In 1973, at the age of 17, Al Gurg became the first member of her family to attend university. She had hoped to study business or politics at Kuwait University, but when she arrived, she discovered that both courses were full. There was, however, one available space on the English literature course. “They told me: ‘Take it or leave it. [You can] go back to your country’,” says Al Gurg. “Going back would have meant showing your people that you are a failure.”
So English literature it was, and although Al Gurg returned to the UAE in 1977 with a degree, she found no great love for the subject. “It was Macbeth and King Lear, but I never liked it,” she tells me. “I’m sorry, but that is the fact. I studied it because I wanted a degree.” She lets out another burst of laughter.
Al Gurg had more fun away from the lecture hall, where she enjoyed cooking with friends, occasionally stealing the best morsels. “I would sneakily munch on the heart of the lettuce, the juiciest part, while I was slicing and dicing,” she writes. “When [my friends] had given up looking, I would triumphantly announce: ‘I know where it is. It’s in my stomach.’ That became a ritual we went through at every mealtime.”
Al Gurg then became a teacher, quickly progressing up the educational ladder, winning the admiration of both the pupils and her peers. Many former students came to support her recent book launch, and she regularly receives messages from women, once schoolgirls in her care, who are now engineers, doctors and lawyers. “They haven’t isolated themselves from the past,” she says. “They appreciate their new leaders, but they feel that I was the base for them.”

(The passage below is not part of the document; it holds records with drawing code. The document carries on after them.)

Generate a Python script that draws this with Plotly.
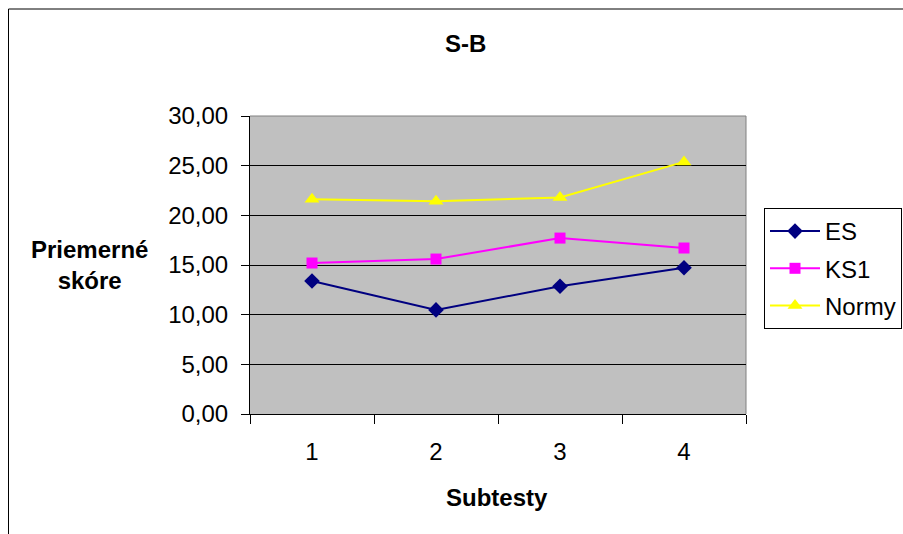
import plotly.graph_objects as go

# Subtest categories and mean scores per group
subtests = ["1", "2", "3", "4"]
es_scores = [13.39, 10.48, 12.86, 14.73]
ks1_scores = [15.20, 15.60, 17.71, 16.71]
norm_scores = [21.63, 21.43, 21.80, 25.38]

FONT = "Liberation Sans, Arial, sans-serif"

fig = go.Figure()
fig.add_trace(go.Scatter(
    x=subtests, y=es_scores, name="ES", mode="lines+markers",
    legendgroup="es",
    line=dict(color="#000080", width=2),
    marker=dict(symbol="diamond", size=12, color="#000080"),
))
fig.add_trace(go.Scatter(
    x=subtests, y=ks1_scores, name="KS1", mode="lines+markers",
    legendgroup="ks1",
    line=dict(color="#FF00FF", width=2),
    marker=dict(symbol="square", size=11, color="#FF00FF"),
))
fig.add_trace(go.Scatter(
    x=subtests, y=norm_scores, name="Normy", mode="lines+markers",
    legendgroup="norm",
    line=dict(color="#FFFF00", width=2),
    marker=dict(symbol="triangle-up", size=13, color="#FFFF00"),
))

L, R, T, B = 250, 157, 116, 120
W, H = 903, 534
pw, ph = W - L - R, H - T - B


def px_x(x):
    return (x - L) / pw


def px_y(y):
    return (H - B - y) / ph


fig.update_layout(
    width=W, height=H,
    margin=dict(l=L, r=R, t=T, b=B, pad=0, autoexpand=False),
    paper_bgcolor="white",
    plot_bgcolor="#C0C0C0",
    separators=",.",
    font=dict(family=FONT, size=24, color="black"),
    showlegend=True,
    legend=dict(
        x=px_x(764), y=px_y(208), xanchor="left", yanchor="top",
        bordercolor="black", borderwidth=1, bgcolor="white",
        font=dict(family=FONT, size=24, color="black"),
        itemwidth=50, tracegroupgap=3,
    ),
    xaxis=dict(
        type="category", tickson="boundaries", range=[-0.5, 3.5],
        ticks="outside", ticklen=9, tickcolor="black", tickwidth=1,
        showline=True, linecolor="black", linewidth=1,
        showgrid=False, tickfont=dict(size=24),
        ticklabelstandoff=16,
    ),
    yaxis=dict(
        range=[0, 30], dtick=5, tickformat=".2f",
        ticks="outside", ticklen=8, tickcolor="black", tickwidth=1,
        showline=True, linecolor="black", linewidth=1,
        showgrid=True, gridcolor="black", gridwidth=1,
        zeroline=False, tickfont=dict(size=24),
        ticklabelstandoff=8,
    ),
    shapes=[
        # chart frame
        dict(type="rect", xref="paper", yref="paper",
             x0=px_x(8.5), x1=px_x(912), y0=px_y(545), y1=px_y(9),
             line=dict(color="black", width=1), fillcolor="rgba(0,0,0,0)",
             layer="below"),
        # plot area top/right border
        dict(type="line", xref="paper", yref="paper",
             x0=0, x1=1, y0=1, y1=1,
             line=dict(color="#808080", width=1), layer="above"),
        dict(type="line", xref="paper", yref="paper",
             x0=1, x1=1, y0=0, y1=1,
             line=dict(color="#808080", width=1), layer="below"),
    ],
    annotations=[
        dict(text="<b>S-B</b>", xref="paper", yref="paper",
             x=px_x(465), y=px_y(44), showarrow=False,
             xanchor="center", yanchor="middle", font=dict(size=24)),
        dict(text="<b>Subtesty</b>", xref="paper", yref="paper",
             x=px_x(497), y=px_y(497), showarrow=False,
             xanchor="center", yanchor="middle", font=dict(size=24)),
        dict(text="<b>Priemerné<br>skóre</b>", xref="paper", yref="paper",
             x=px_x(89), y=px_y(265), showarrow=False,
             xanchor="center", yanchor="middle", align="center",
             font=dict(size=24)),
    ],
)

fig.write_html("out.html")
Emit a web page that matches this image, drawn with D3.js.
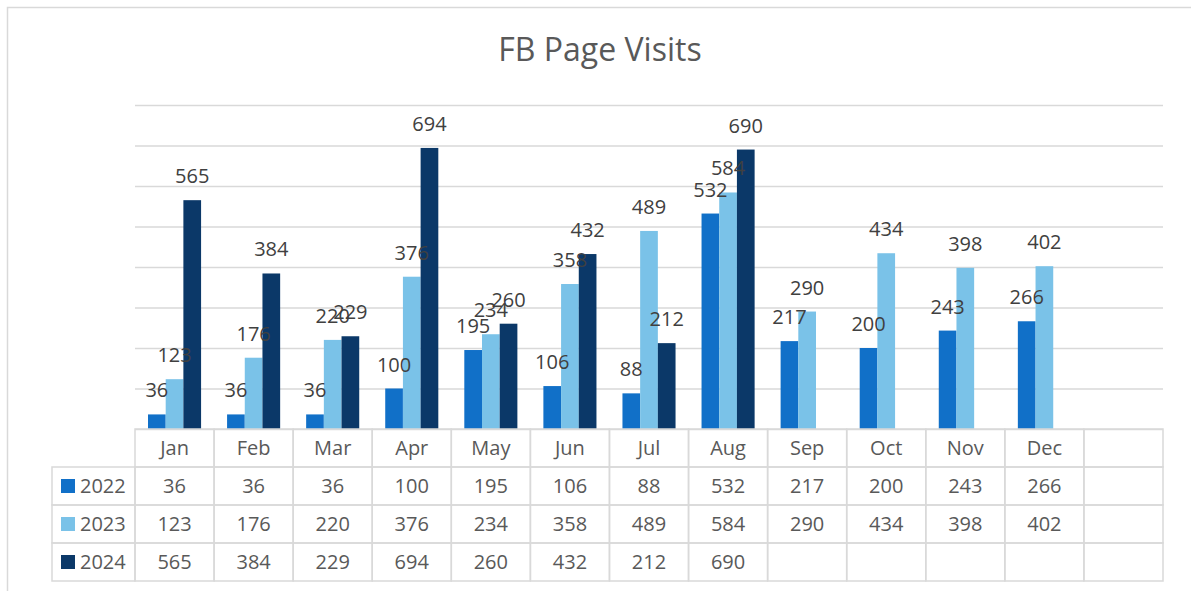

‘Be very dedicated, believe in yourselves as women’ In 1989, however, Al Gurg decided to change career, joining the board of directors at ESAG at a time when the business was booming, as Dubai rapidly expanded. “My background was in education and I was racked with doubt and worry,” she writes. “Had I made the right move? Would I do well? And how would I be treated as the owner’s daughter?” Within 10 years, Al Gurg was made managing director of what is now one of the biggest conglomerates in the Middle East. She still holds the role today, was the first Emirati woman to sit on the board of HSBC Bank Middle East, and is deputy chairperson of the Dubai Healthcare City Authority.
The impact of Al Gurg’s success, combined with her commitment to championing women’s rights through the Dubai Business Women Council, of which she is president, cannot be overestimated. When Al Gurg became managing director of ESAG, there were, she says, “few women in prominent roles in business”. By 2003, there were about 10,000 businesswomen in the UAE. Last year, “23,000 Emirati businesswomen were running companies worth more than US$13.6 billion” (Dh49.95bn). Al Gurg has been at the forefront of this revolution.
She also believes that the UAE has taken significant steps towards achieving gender equality, and supports President Sheikh Khalifa’s plans to make 50 per cent of the cabinet women. “Our elders believe that women can make it,” she says. “That makes us proud.”
And what advice would she give to a young woman, perhaps with a family, who wants to pursue a career in business? “Even the young generation have to realise that family comes first,” says Al Gurg, who has four children, three of whom work at ESAG.
“I always tell the young generation: ‘Be very dedicated, believe in yourselves as women, work towards your targets, but never, ever give up your family life.’”
Al Gurg goes further in the book. “If I had felt at any stage that my job was affecting my ability to look after my family, I would have quit,” she writes. “Success in the workplace would have meant nothing to me if I was a failure at home.”
Writing an autobiography is, inevitably, a time for reflection, and Al Gurg found the process humbling. “It was good to go back to my past and see that it is really part of my living now,” she says. “These experiences entered my system. I did not forget them.”